Tindall, Nixon and West Campus turf fields cost the University $10 million, primarily generated by alumni donations over the past five years.

Athletics Director Leslie Dal Cin says the final West Campus product will be a better home base for several varsity teams, including soccer, hockey and football.

“The fourth [field] is a stadium field; the fifth will be more soccer-oriented.” she said. “Ideally all our participants — students, varsity teams, varsity clubs, intramurals — will have quality venues by the end.”

Richardson Stadium will eventually have its natural grass replaced by artificial turf — the same process used to build Tindall Field and Nixon Field.

“[Richardson]’s been a grand old dame — it’s one of the only grass fields we have left,” Dal Cin said. “It’s been a great, great home base, but its life span is coming to an end because the needs are changing.”

These entail less weekly maintenance, increased usage and a multi-purpose capacity. Tindall’s grass became turf in 2009 and the benefits were recorded.

Dal Cin said the switch to turf resulted in an increase in total hours of usage. This increase is an estimated 500 per cent difference on a yearly basis.

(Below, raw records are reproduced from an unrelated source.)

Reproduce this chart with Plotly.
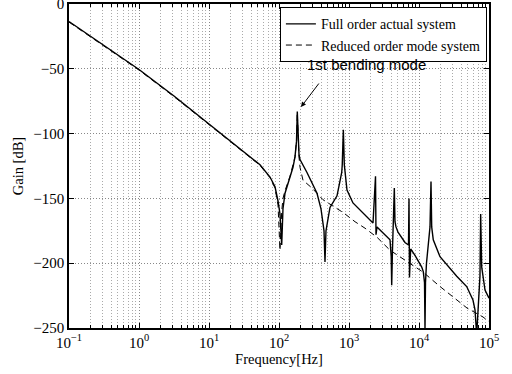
import plotly.graph_objects as go

# Full order actual system (frequency Hz, gain dB)
full_freq = [0.1, 0.316, 1.0, 3.16, 10, 14.4, 20, 27.7, 53.5, 74.4, 87.7, 96.8, 103.3,
             109.3, 114, 121.9, 143.6, 158.5, 169.2, 177.8, 182.5, 186.7, 193.1,
             199.5, 251, 349, 398, 439.5, 454, 469, 518, 535, 674, 787, 801, 830,
             857, 877, 936, 1140, 1585, 2203, 2392, 2431, 2512, 3060, 3853, 4009,
             4074, 4178, 4325, 4440, 4540, 4693, 5012, 6310, 7080, 7197, 7312,
             7600, 8770, 10940, 11510, 11990, 12180, 12380, 12790, 13580, 14360,
             14840, 15180, 15990, 19950, 34600, 48000, 59000, 63100, 66700, 70300,
             74300, 76000, 78700, 87700, 97700, 100000]
full_gain = [-13.5, -32, -50.5, -71, -92.5, -99.5, -105, -111, -124, -133.5, -141, -152, -162,
             -186, -158, -146, -133.5, -126, -118, -106, -83, -106, -116,
             -120, -130, -146, -158, -175, -199, -175, -160, -157, -148, -130, -124, -97,
             -124, -131, -143.5, -153.5, -161, -169, -133, -178, -172, -177, -182, -195,
             -217, -190, -170, -142, -168, -172, -176, -184, -186, -150, -211,
             -189, -194, -203, -206.5, -215, -252, -215, -200, -187, -172,
             -137, -172, -182, -195, -210, -218, -228.4, -236, -255, -228.4,
             -210, -162, -203, -220.7, -226, -227]

# Reduced order mode system
red_freq = [0.1, 0.316, 1.0, 3.16, 10, 14.4, 20, 27.7, 53.5, 74.4, 87.7, 96.8, 103.3,
            109.3, 114, 121.9, 143.6, 169.2, 177.8, 182.5, 186.7, 193.1, 199.5,
            220.3, 296, 425, 830, 1219, 1694, 2512, 3853, 11510, 19950, 30600,
            48500, 82000, 100000]
red_gain = [-14, -32.5, -51, -71.5, -93, -100, -105.5, -111.5, -124.5, -134, -142, -155, -190,
            -160, -150, -144, -133, -118, -106, -84, -106, -118, -126,
            -136, -142, -151, -161, -168, -173, -180, -190, -207, -218, -226,
            -234.6, -241.5, -245]

x_tickvals = [0.1, 1, 10, 100, 1000, 10000, 100000]
x_ticktext = ["10<sup>\u22121</sup>", "10<sup>0</sup>", "10<sup>1</sup>", "10<sup>2</sup>",
              "10<sup>3</sup>", "10<sup>4</sup>", "10<sup>5</sup>"]
y_tickvals = [0, -50, -100, -150, -200, -250]

minor_vals = [k * 10.0 ** e for e in range(-1, 5) for k in range(2, 10)]

serif = "Liberation Serif"
grid_dash = "1px,2px"

fig = go.Figure()
fig.add_trace(go.Scatter(x=full_freq, y=full_gain, mode="lines",
                         name="Full order actual system",
                         line=dict(color="black", width=1.4)))
fig.add_trace(go.Scatter(x=red_freq, y=red_gain, mode="lines",
                         name="Reduced order mode system",
                         line=dict(color="black", width=1, dash="6px,4px")))

fig.update_layout(
    width=512, height=374,
    margin=dict(l=69, r=23, t=4, b=46, autoexpand=False),
    paper_bgcolor="white", plot_bgcolor="white",
    font=dict(family=serif, size=15, color="black"),
    showlegend=True,
    legend=dict(x=0.995, y=0.99, xanchor="right", yanchor="top",
                bgcolor="white", bordercolor="black", borderwidth=1,
                font=dict(family=serif, size=14), tracegroupgap=0,
                itemwidth=30),
    xaxis=dict(type="log", range=[-1, 5], tickvals=x_tickvals, ticktext=x_ticktext,
               showline=True, linecolor="black", linewidth=1.5, mirror="allticks",
               ticks="inside", ticklen=5, tickcolor="black", automargin=False,
               tickfont=dict(family=serif, size=15), ticklabeloverflow="allow",
               showgrid=True, gridcolor="#888", griddash=grid_dash, gridwidth=1,
               minor=dict(tickvals=minor_vals, ticks="inside", ticklen=3,
                          tickcolor="black", showgrid=True, gridcolor="#aaa",
                          griddash=grid_dash, gridwidth=1),
               title=dict(text="Frequency[Hz]", font=dict(family=serif, size=14.5),
                          standoff=2),
               zeroline=False),
    yaxis=dict(range=[-250, 0], tickvals=y_tickvals,
               showline=True, linecolor="black", linewidth=1.5, mirror="allticks",
               ticks="inside", ticklen=5, tickcolor="black", automargin=False,
               tickfont=dict(family=serif, size=15), ticklabeloverflow="allow",
               showgrid=True, gridcolor="#888", griddash=grid_dash, gridwidth=1,
               title=dict(text="Gain [dB]", font=dict(family=serif, size=14.5),
                          standoff=6),
               zeroline=False),
)

fig.add_annotation(x=3.243, y=-47, xref="x", yref="y", text="1st bending mode",
                   showarrow=False, font=dict(family="Liberation Sans", size=15))
fig.add_annotation(x=2.314, y=-79.5, xref="x", yref="y", text="",
                   showarrow=True, ax=19, ay=-25, arrowhead=2, arrowsize=1,
                   arrowwidth=1, arrowcolor="black")

fig.write_html("out.html")
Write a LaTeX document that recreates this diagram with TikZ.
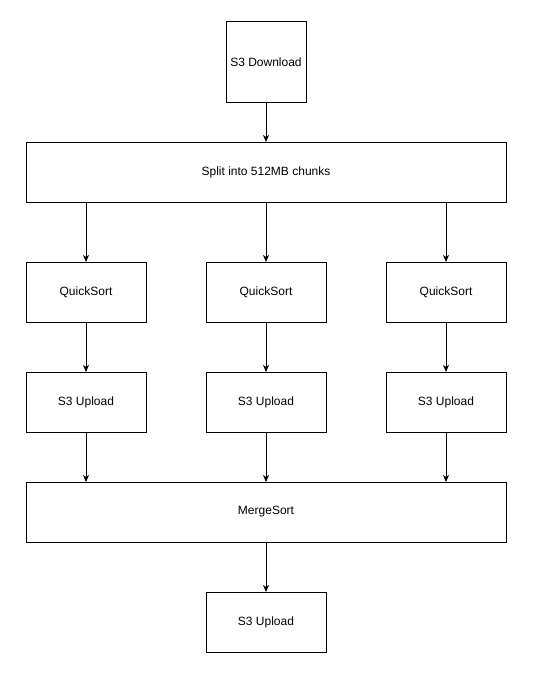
\documentclass[tikz,border=0pt]{standalone}
\usepackage{fontspec}
\setmainfont{Liberation Sans}
\usetikzlibrary{arrows.meta,positioning}
\tikzset{
    stepbox/.style={rectangle, draw=black, line width=1pt, fill=white, minimum width=120pt, minimum height=60pt, inner sep=0pt, outer sep=0pt, text centered, font=\fontsize{12pt}{14pt}\selectfont},
    widebox/.style={stepbox, minimum width=480pt},
    squarebox/.style={stepbox, minimum width=80pt, minimum height=80pt},
    arrow/.style={line width=1pt, -{Stealth[length=7pt,width=6pt,inset=2pt]}}
}
\begin{document}
\begin{tikzpicture}[node distance=50pt]

\useasboundingbox (0pt,0pt) rectangle (542pt,-677pt);

% Download and split
\node[squarebox] (download) at (266pt,-62pt) {S3 Download};
\node[widebox, below=40pt of download] (split) {Split into 512MB chunks};

% Sort each chunk
\node[stepbox, below=60pt of split] (sort2) {QuickSort};
\node[stepbox, left=60pt of sort2] (sort1) {QuickSort};
\node[stepbox, right=60pt of sort2] (sort3) {QuickSort};

% Upload sorted chunks
\node[stepbox, below=of sort1] (upload1) {S3 Upload};
\node[stepbox, below=of sort2] (upload2) {S3 Upload};
\node[stepbox, below=of sort3] (upload3) {S3 Upload};

% Merge and final upload
\node[widebox, below=of upload2] (merge) {MergeSort};
\node[stepbox, below=of merge] (final) {S3 Upload};

% Arrows
\draw[arrow] (download) -- (split);
\foreach \i in {1,2,3} {
    \draw[arrow] (sort\i |- split.south) -- (sort\i);
    \draw[arrow] (sort\i) -- (upload\i);
    \draw[arrow] (upload\i) -- (upload\i |- merge.north);
}
\draw[arrow] (merge) -- (final);

\end{tikzpicture}
\end{document}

Queen’s football’s home field once stood in place of Mac-Corry, but moved westward in 1971. A revamped Richardson Stadium would be a staple in the West Campus project.

“The venue that was set up in 1971 isn’t going to support the needs we have in 2012,” Dal Cin said. “The same as the PEC — it didn’t support the needs of our student body in 2010.”

A hockey rink is also part of the grand picture, which has lacked since Jock Harty Arena was torn from its roots at the corner of Division and Union Streets in 2007.

The men’s and women’s hockey teams and the figure skating teams have been training and competing at the Memorial Centre, north of Princess St. since.

“The rink was supposed to be a component of the full vision of the Queen’s Centre and then we hit the time when our philanthropic giving was not strong,” Dal Cin said. “We had to make certain decisions and one of those was that the rink would have to move out to West Campus.”

Dal Cin said the project’s timeline is driven by the ability to fundraise the project.

“We build as we fund. Like all other projects and the campaign, they get initiated by the donations that trigger the activity.”

The hockey teams have experienced a substantial drop in fan attendance since the move. The proposed West Campus athletics complex would mean students would still have to travel off main campus territory to enjoy the action.

Dal Cin sees the project will likely intersect with a West Campus population growth, while bridging a gap between the two campuses.

“We have a reality that we have a West Campus population as well. It would link our two campuses in a way that the issue just becomes transportation.”